Thursday, March 15, 2012

Displaced Workers And Disappearing Industries.

It's been a busy year trying to volunteer my time as a local chapter coordinator and editor at zietnews.org, such that i haven't been able to publish a blog in over a year. Do not fear as my draft folder has been growing and growing as i write notes for procrastinated blogs.  Today marks my return to the blogosphere and i've chosen an article in today's Huffington Post to return with, entitled America's Ten Disappearing Industries.

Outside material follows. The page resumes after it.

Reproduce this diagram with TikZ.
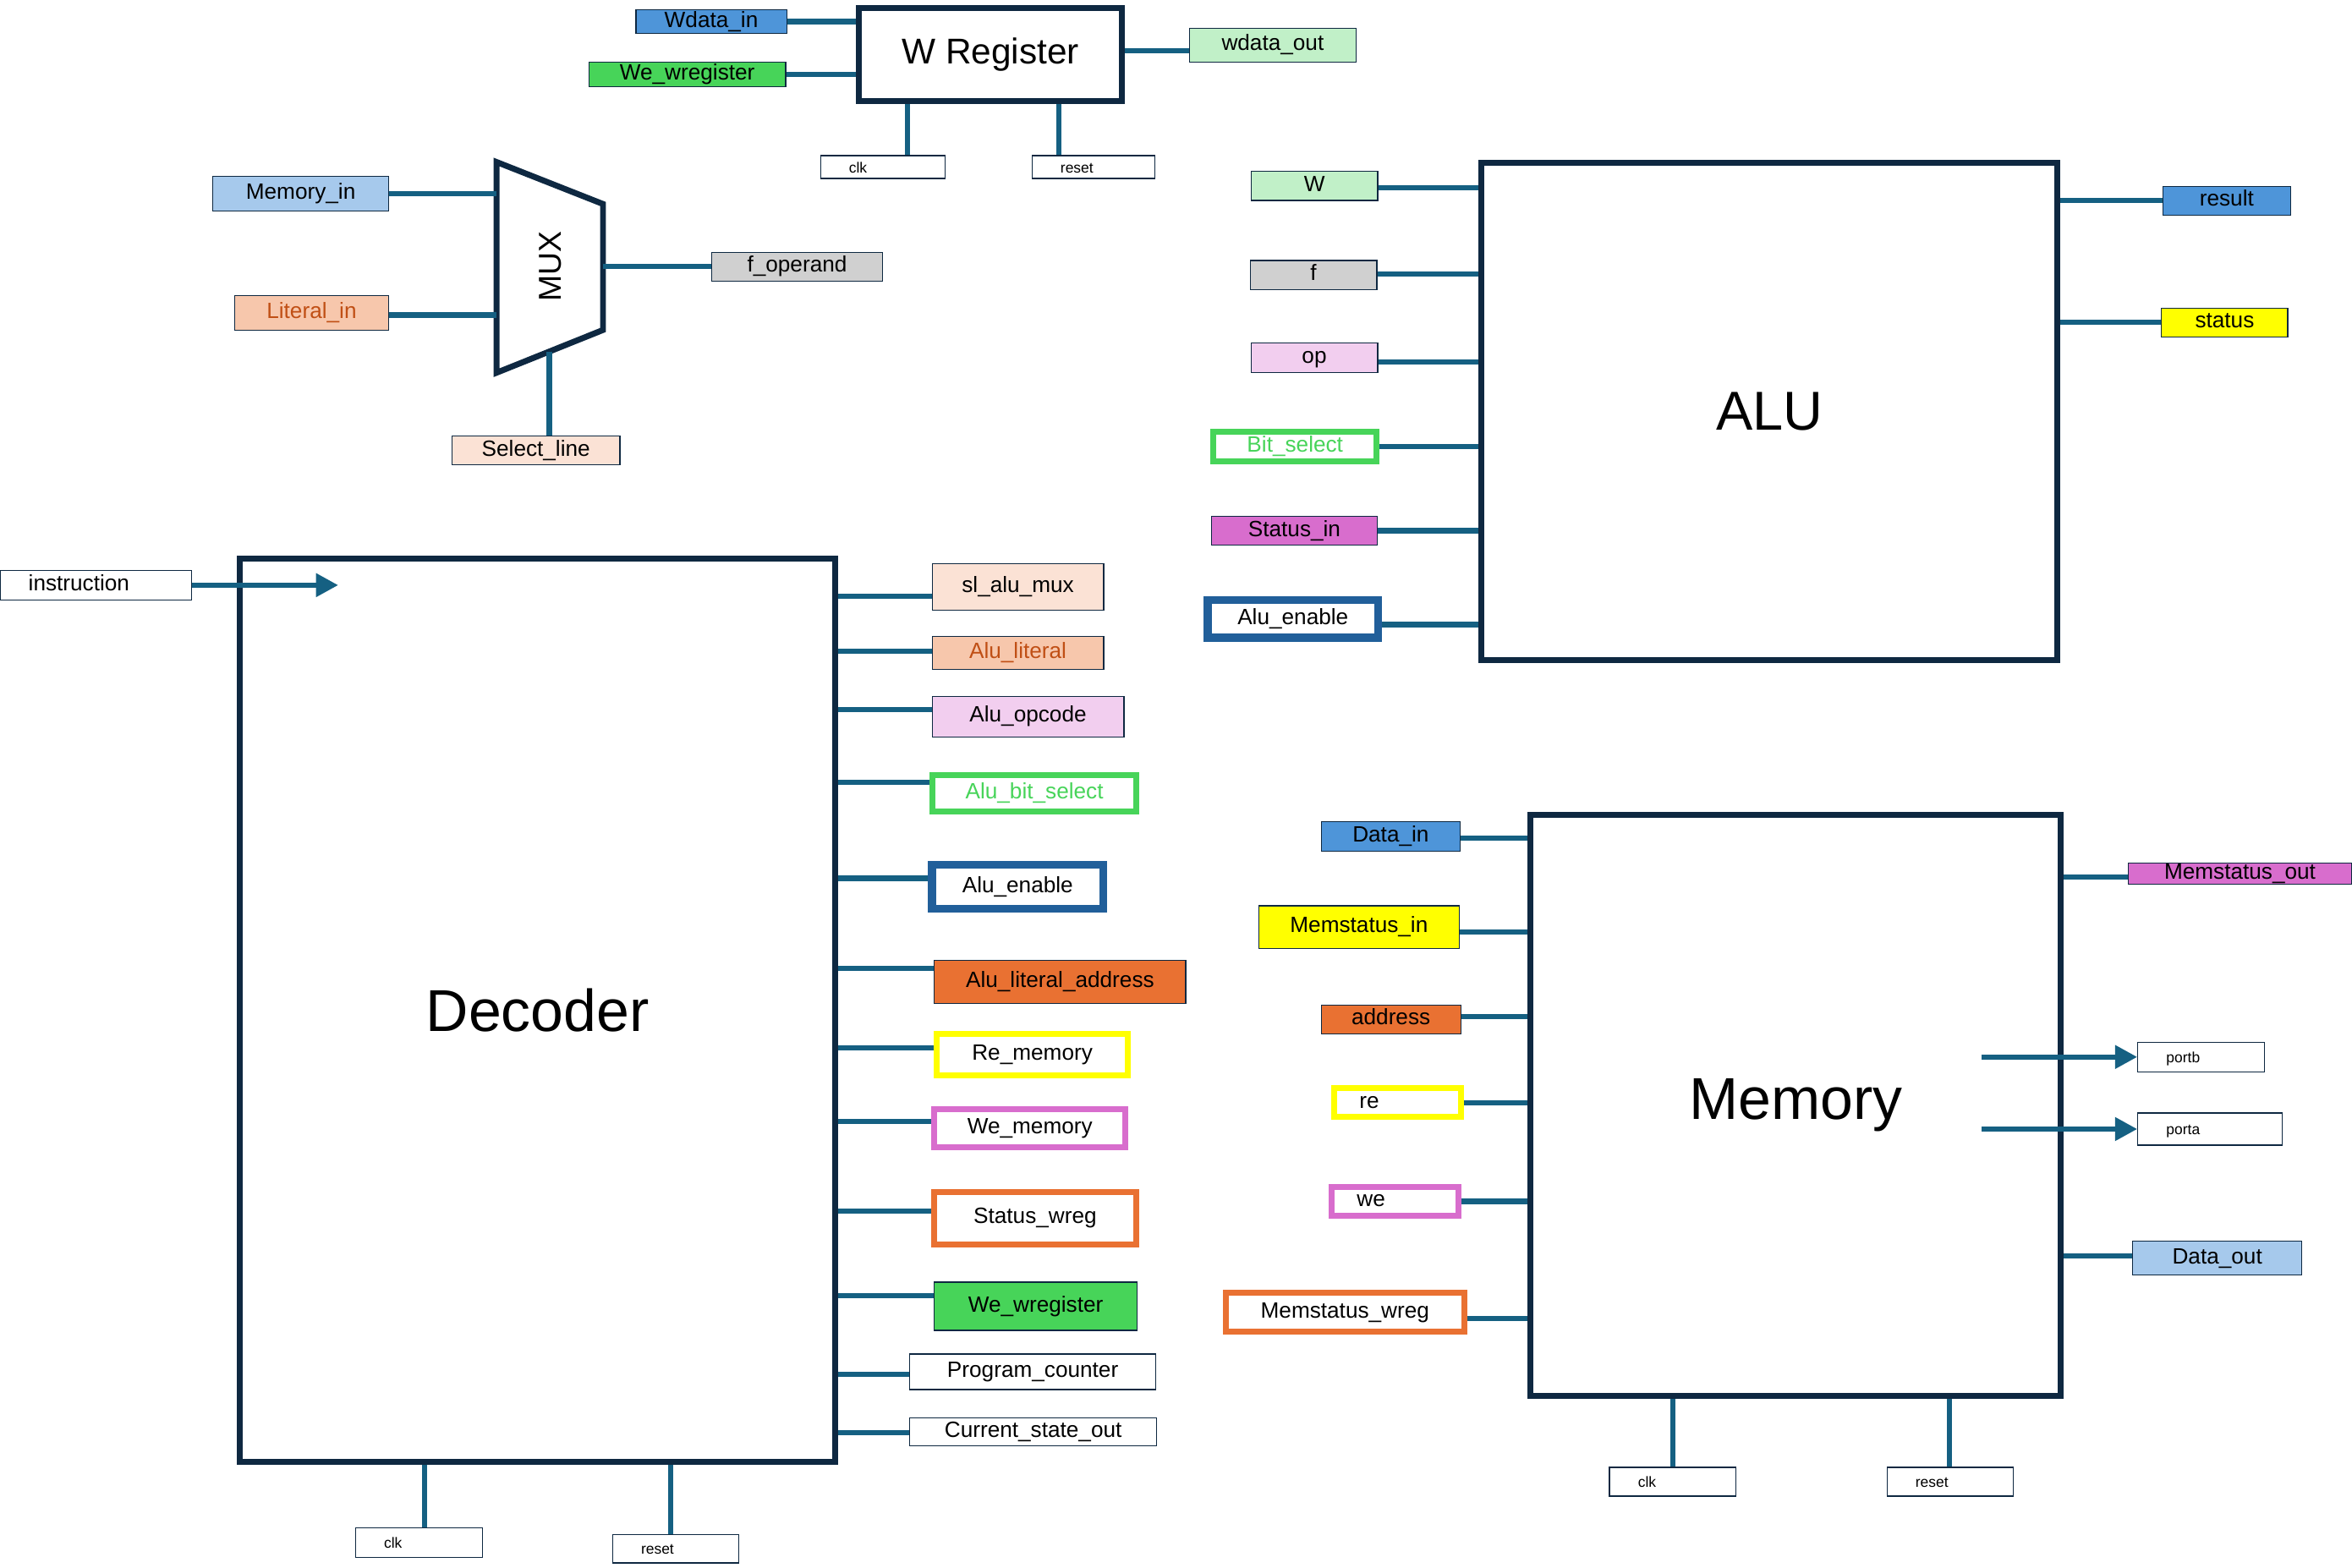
\documentclass[tikz,border=0pt]{standalone}
\usepackage{fontspec}
\setmainfont{Liberation Sans}
\usetikzlibrary{arrows.meta}

\definecolor{boxc}{HTML}{0E2841}
\definecolor{wirec}{HTML}{156082}
\definecolor{blu}{HTML}{4E95D9}
\definecolor{ltblu}{HTML}{A6C9EC}
\definecolor{enblu}{HTML}{215F9A}
\definecolor{grn}{HTML}{47D459}
\definecolor{ltgrn}{HTML}{C1F0C8}
\definecolor{gry}{HTML}{D0D0D0}
\definecolor{pnk}{HTML}{F2CEEF}
\definecolor{mag}{HTML}{D86DCD}
\definecolor{pch}{HTML}{F7C7AC}
\definecolor{ltpch}{HTML}{FBE2D5}
\definecolor{org}{HTML}{E97132}
\definecolor{dkorg}{HTML}{C04F15}
\definecolor{ylw}{HTML}{FFFF00}

\newcommand{\lblfont}{\fontsize{10.5}{12}\selectfont}
\newcommand{\tinyfont}{\fontsize{7}{8}\selectfont}
\newcommand{\bigfont}{\fontsize{28}{32}\selectfont}

\tikzset{
  blk/.style={draw=boxc,line width=2.8pt,inner sep=0pt},
  wire/.style={draw=wirec,line width=2.5pt},
  arr/.style={wire,-{Triangle[length=3.7mm,width=3.75mm]}},
  sz/.style 2 args={minimum width=#1*0.25mm,minimum height=#2*0.25mm},
  sig/.style={draw=boxc,line width=0.5pt,inner sep=0pt,font=\lblfont,
    text height=0.72em,text depth=0.2em},
  sigthk/.style={sig,fill=white,line width=2.8pt},
  tagl/.style={draw=boxc,line width=0.5pt,fill=white,inner ysep=0pt,
    inner xsep=4.75mm,align=left,text width=#1,text height=0.72em,text depth=0.2em},
}

\begin{document}
\begin{tikzpicture}[x=0.25mm,y=-0.25mm]
    \useasboundingbox (0,0) rectangle (1568,1044.8);

    %% W register
    \node (wreg) at (660.4,36.3) [blk,sz={175.3}{62},font=\fontsize{17}{20}\selectfont] {W Register};
    \node (wdin) at (474.2,14.4) [sig,fill=blu,sz={100.5}{15.6}] {Wdata\_in};
    \node (wewr) at (458.2,49.6) [sig,fill=grn,sz={131.2}{16.3}] {We\_wregister};
    \node (wdout) at (848.5,30.1) [sig,fill=ltgrn,sz={110.9}{22.6}] {wdata\_out};
    \node (wclk) at (588.5,111.4) [tagl=11.25mm,font=\tinyfont,minimum height=15.2*0.25mm] {clk};
    \node (wrst) at (729,111.4) [tagl=11mm,font=\tinyfont,minimum height=15.2*0.25mm] {reset};

    \draw[wire] (wdin.east) -- (wdin.east -| wreg.west);
    \draw[wire] (wewr.east) -- (wewr.east -| wreg.west);
    \draw[wire] (wreg.east |- 0,33.8) -- (wdout.west |- 0,33.8);
    \draw[wire] (wreg.south -| 605,0) -- (wclk.north -| 605,0);
    \draw[wire] (wreg.south -| 706,0) -- (wrst.north -| 706,0);

    %% MUX
    \coordinate (mtl) at (331,108);
    \coordinate (mtr) at (402,136);
    \coordinate (mbr) at (402,220);
    \coordinate (mbl) at (331,248.5);
    \coordinate (msel) at (366.2,234.4);
    \draw[boxc,line width=2.8pt] (mtl) -- (mtr) -- (mbr) -- (mbl) -- cycle;
    \node (muxt) at (366.8,177.8) [rotate=90,font=\fontsize{15}{18}\selectfont] {MUX};

    \node (memin) at (200.5,129) [sig,fill=ltblu,sz={117}{23.1}] {Memory\_in};
    \node (litin) at (207.75,208.5) [sig,fill=pch,text=dkorg,sz={102.5}{23}] {Literal\_in};
    \node (fop) at (531.4,177.8) [sig,fill=gry,sz={114}{19.2}] {f\_operand};
    \node (sel) at (357.3,300.35) [sig,fill=ltpch,sz={112}{19.3}] {Select\_line};

    \draw[wire] (memin.east) -- (memin.east -| mtl);
    \draw[wire] (litin.east |- 0,210) -- (mtl |- 0,210);
    \draw[wire] (fop.west) -- (fop.west -| mtr);
    \draw[wire] (msel) -- (msel |- sel.north);

    %% ALU
    \node (alu) at (1179.55,274.4) [blk,sz={384.3}{331.2},font=\fontsize{26}{30}\selectfont] {ALU};
    \node (aw) at (876.35,123.95) [sig,fill=ltgrn,sz={84.1}{19.5}] {W};
    \node (af) at (875.65,183.35) [sig,fill=gry,sz={84.5}{19.5}] {f};
    \node (aop) at (876.2,238.45) [sig,fill=pnk,sz={84.4}{19.5}] {op};
    \node (bsel) at (863.35,297.65) [sigthk,draw=grn,text=grn,sz={108.9}{19.5}] {Bit\_select};
    \node (stin) at (862.9,353.85) [sig,fill=mag,sz={110.2}{19.1}] {Status\_in};
    \node (aen) at (861.95,412.7) [sigthk,draw=enblu,line width=3.9pt,sz={113.7}{25.2}] {Alu\_enable};
    \node (res) at (1484.45,133.8) [sig,fill=blu,sz={84.9}{19.2}] {result};
    \node (stat) at (1483.1,214.95) [sig,fill=ylw,sz={84.2}{19.1}] {status};

    \draw[wire] (aw.east |- 0,125.2) -- (alu.west |- 0,125.2);
    \draw[wire] (af.east |- 0,182.7) -- (alu.west |- 0,182.7);
    \draw[wire] (aop.east |- 0,241.4) -- (alu.west |- 0,241.4);
    \draw[wire] (bsel.east) -- (bsel.east -| alu.west);
    \draw[wire] (stin.east) -- (stin.east -| alu.west);
    \draw[wire] (aen.east |- 0,416.4) -- (alu.west |- 0,416.4);
    \draw[wire] (alu.east |- res.west) -- (res.west);
    \draw[wire] (alu.east |- stat.west) -- (stat.west);

    %% Decoder
    \node (dec) at (358.35,673.45) [blk,sz={397.3}{601.9},font=\bigfont] {Decoder};
    \node (inst) at (63.9,390.1) [tagl=22.45mm,font=\lblfont,minimum height=19.8*0.25mm] {instruction};
    \coordinate (itip) at (inst.east -| 225.5,0);
    \draw[arr] (inst.east) -- (itip);

    %% decoder outputs
    \node (slm) at (678.6,391.2) [sig,fill=ltpch,sz={114.4}{31}] {sl\_alu\_mux};
    \node (alit) at (678.6,435.15) [sig,fill=pch,text=dkorg,sz={114.4}{21.9}] {Alu\_literal};
    \node (aopc) at (685.35,477.75) [sig,fill=pnk,sz={127.9}{26.9}] {Alu\_opcode};
    \node (abs) at (689.6,529) [sigthk,draw=grn,text=grn,sz={136.2}{24.4}] {Alu\_bit\_select};
    \node (den) at (678.45,591.2) [sigthk,draw=enblu,line width=3.9pt,sz={114.2}{29.3}] {Alu\_enable};
    \node (ala) at (706.7,654.6) [sig,fill=org,sz={167.6}{28.6}] {Alu\_literal\_address};
    \node (rem) at (688.2,703.1) [sigthk,draw=ylw,sz={127.6}{27.6}] {Re\_memory};
    \node (wem) at (686.6,752.15) [sigthk,draw=mag,sz={127.6}{25.3}] {We\_memory};
    \node (swr) at (690.05,812.05) [sigthk,draw=org,sz={134.5}{34.9}] {Status\_wreg};
    \node (wew) at (690.45,870.85) [sig,fill=grn,sz={135.1}{32.1}] {We\_wregister};
    \node (pc) at (688.5,914.55) [sig,fill=white,sz={163.8}{23.7}] {Program\_counter};
    \node (cso) at (688.8,954.6) [sig,fill=white,sz={164.4}{18.8}] {Current\_state\_out};

    \draw[wire] (dec.east |- 0,397.6) -- (slm.west |- 0,397.6);
    \draw[wire] (dec.east |- 0,434.3) -- (alit.west |- 0,434.3);
    \draw[wire] (dec.east |- 0,473.1) -- (aopc.west |- 0,473.1);
    \draw[wire] (dec.east |- 0,521.4) -- (abs.west |- 0,521.4);
    \draw[wire] (dec.east |- 0,585.5) -- (den.west |- 0,585.5);
    \draw[wire] (dec.east |- 0,645.7) -- (ala.west |- 0,645.7);
    \draw[wire] (dec.east |- 0,698.6) -- (rem.west |- 0,698.6);
    \draw[wire] (dec.east |- 0,747.5) -- (wem.west |- 0,747.5);
    \draw[wire] (dec.east |- 0,807.4) -- (swr.west |- 0,807.4);
    \draw[wire] (dec.east |- 0,863.6) -- (wew.west |- 0,863.6);
    \draw[wire] (dec.east |- 0,916) -- (pc.west |- 0,916);
    \draw[wire] (dec.east |- 0,955) -- (cso.west |- 0,955);

    %% decoder clk/reset
    \node (dclk) at (279.25,1028.25) [tagl=11.625mm,font=\tinyfont,minimum height=19.7*0.25mm] {clk};
    \node (drst) at (450.4,1032.45) [tagl=11.5mm,font=\tinyfont,minimum height=19.1*0.25mm] {reset};
    \draw[wire] (dec.south -| 283.2,0) -- (dclk.north -| 283.2,0);
    \draw[wire] (dec.south -| 447.3,0) -- (drst.north -| 447.3,0);

    %% Memory
    \node (mem) at (1197.15,736.75) [blk,sz={353.7}{387.5},font=\bigfont] {Memory};
    \node (din) at (927.15,557.45) [sig,fill=blu,sz={92.7}{19.7}] {Data\_in};
    \node (msin) at (906,618.05) [sig,fill=ylw,sz={133.8}{28.3}] {Memstatus\_in};
    \node (addr) at (927.3,679.55) [sig,fill=org,sz={93}{19.1}] {address};
    \node (re) at (931.6,735.05) [tagl=12.65mm,inner xsep=4.25mm,draw=ylw,line width=2.8pt,font=\lblfont,minimum height=19.1*0.25mm] {re};
    \node (we) at (929.9,800.9) [tagl=12.65mm,inner xsep=4.25mm,draw=mag,line width=2.8pt,font=\lblfont,minimum height=19.2*0.25mm] {we};
    \node (mswr) at (896.65,875) [sigthk,draw=org,sz={158.8}{25.9}] {Memstatus\_wreg};

    \draw[wire] (din.east |- 0,558.6) -- (mem.west |- 0,558.6);
    \draw[wire] (msin.east |- 0,621.2) -- (mem.west |- 0,621.2);
    \draw[wire] (addr.east |- 0,677.8) -- (mem.west |- 0,677.8);
    \draw[wire] (re.east) -- (re.east -| mem.west);
    \draw[wire] (we.east) -- (we.east -| mem.west);
    \draw[wire] (mswr.east |- 0,879.1) -- (mem.west |- 0,879.1);

    %% memory outputs
    \node (msout) at (1493.3,582.25) [sig,fill=mag,sz={148.6}{14.1}] {Memstatus\_out};
    \node (portb) at (1467.5,704.65) [tagl=11.65mm,font=\tinyfont,minimum height=19.7*0.25mm] {portb};
    \node (porta) at (1473.4,752.7) [tagl=14.6mm,font=\tinyfont,minimum height=21.4*0.25mm] {porta};
    \node (dout) at (1478.15,838.7) [sig,fill=ltblu,sz={112.7}{22.2}] {Data\_out};
    \coordinate (pbsrc) at (portb.west -| 1321.3,0);
    \coordinate (pasrc) at (porta.west -| 1321.3,0);

    \draw[wire] (mem.east |- 0,584.6) -- (msout.west |- 0,584.6);
    \draw[arr] (pbsrc) -- (portb.west);
    \draw[arr] (pasrc) -- (porta.west);
    \draw[wire] (mem.east |- 0,837.3) -- (dout.west |- 0,837.3);

    %% memory clk/reset
    \node (mclk) at (1115.2,987.8) [tagl=11.6mm,font=\tinyfont,minimum height=19.2*0.25mm] {clk};
    \node (mrst) at (1300,987.8) [tagl=11.5mm,font=\tinyfont,minimum height=19.2*0.25mm] {reset};
    \draw[wire] (mem.south -| mclk.north) -- (mclk.north);
    \draw[wire] (mem.south -| 1299.5,0) -- (mrst.north -| 1299.5,0);
\end{tikzpicture}
\end{document}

In the concise style of this blog I'm simply going to list the industries and give you a quick analysis as to why said industry is disappearing. I encourage all my readers to question my analysis and do further research into my comments. I guarantee it will take you on a wild ride. And now onto the list:

#10 - Telecommunications - Change in industry size, 2007 to 2011: -11 percent
This is an easy one, Moore's Law is allowing us to create smarter more efficient devices that allow us to do more with less. The more efficient and robust a technology becomes the smaller the industry required to maintain it becomes. It used to be that you needed a pager, a fax machine, a land line, an internet connection, a cable subscription and a mobile phone account.  With my current smart mobile device i have access to all of the above functionality with a single mobile voice/data account at a fraction of the price in hardware and service cost.

#9 - Banking - Change in industry size, 2007 to 2011: -11 percent
Online banking and ATM's adding to the already ubiquitous trend of technological unemployment which is causing a decline in consumer spending power which causes a decline in qualifications for borrowing, which causes a decline in investment leveraged spending, which causes a decline in banking revenues, and the cycle continues.

#8 - Construction - Change in industry size, 2007 to 2011: -12 percent
Austerity measures due to the global debt crisis are decreasing infrastructure spending by global governments. Private sector construction is taking a beating due to the same decreased consumer spending mentioned in the previous point.  The decrease in size of this industry further results in more unemployment and further consumer spending power decline, and the cycle continues.

#7 - Automotive - Change in industry size, 2007 to 2011: -13 percent
I hope you're starting to see a re-occuring trend here with the consumer spending-decline-cycle thing. But this industry gets the added bonus of global peak oil production being passed and oil reserve depletion causing a rise in the price of oil eating away at profit margins, causing layoffs and reducing spending power etc.  The high price of gasoline is also decreasing demand for the uber profitable, high horsepower, sports cars, SUV's and luxury vehicles. Environmental impact is also making personal internal combustion engine powered vehicles less popular with the masses.

#6 - Retail - Change in industry size, 2007 to 2011: -15 percent
Online shopping and other related advancements in technology have caused increases in efficiency and thus brick and mortar layoffs are the result. Reduced consumer spending causes declines in revenue and resulting layoffs. Manufacturing efficiency is creating product abundance and perfect competition that drives prices and profit margins down to zero causing more layoffs. Advancements in 3-d printing which will democratize product manufacturing will not help either.

#5 - Supermarkets - Change in industry size, 2007 to 2011: -20 percent
see above

#4 - Capital Markets - Change in industry size, 2007 to 2011: -21 percent
This is the vampire of the bunch. It feeds off the success of other industries since it is merely an exchange facilitator. When all other industries take a hit, wall street cannot "tax" non existent transactions.   No exchange (i.e.business), no fees for facilitation. Investment depends on industry growth, no growth, investments go south thus reducing spending power from investment losses.

#3 - Warehousing - Change in industry size, 2007 to 2011: -25 percent
Real time Point of Sale (POS) data makes Just-In-Time (JIT) delivery even more effective and efficient reducing the need for warehousing.  Purchase orders are filled on demand.  Global logistics are simplifying the transit routes causing the need for fewer distribution centers (DC's). Technological unemployment at it's best.

#2 - Restaurants - Change in industry size, 2007 to 2011: -26 percent
Restaurants move in tandem with retail. Reduced consumer spending due to technological unemployment and you close doors due to reduced demand.  More home cooking as well as a move toward healthy organic food is making major food franchises buckle.

#1 - Newspapers - Change in industry size, 2007 to 2011: -28 percent
Do i really need to explain this one? I'm sure anyone reading this digital blog will understand the implications of Journalism 2.0.

The big question is, who will replace the GDP of these dying industries? I'm afraid the answer is, nobody. The decline in these industries is not due to a failure within the monetary market system but is, by design, an expected result of it.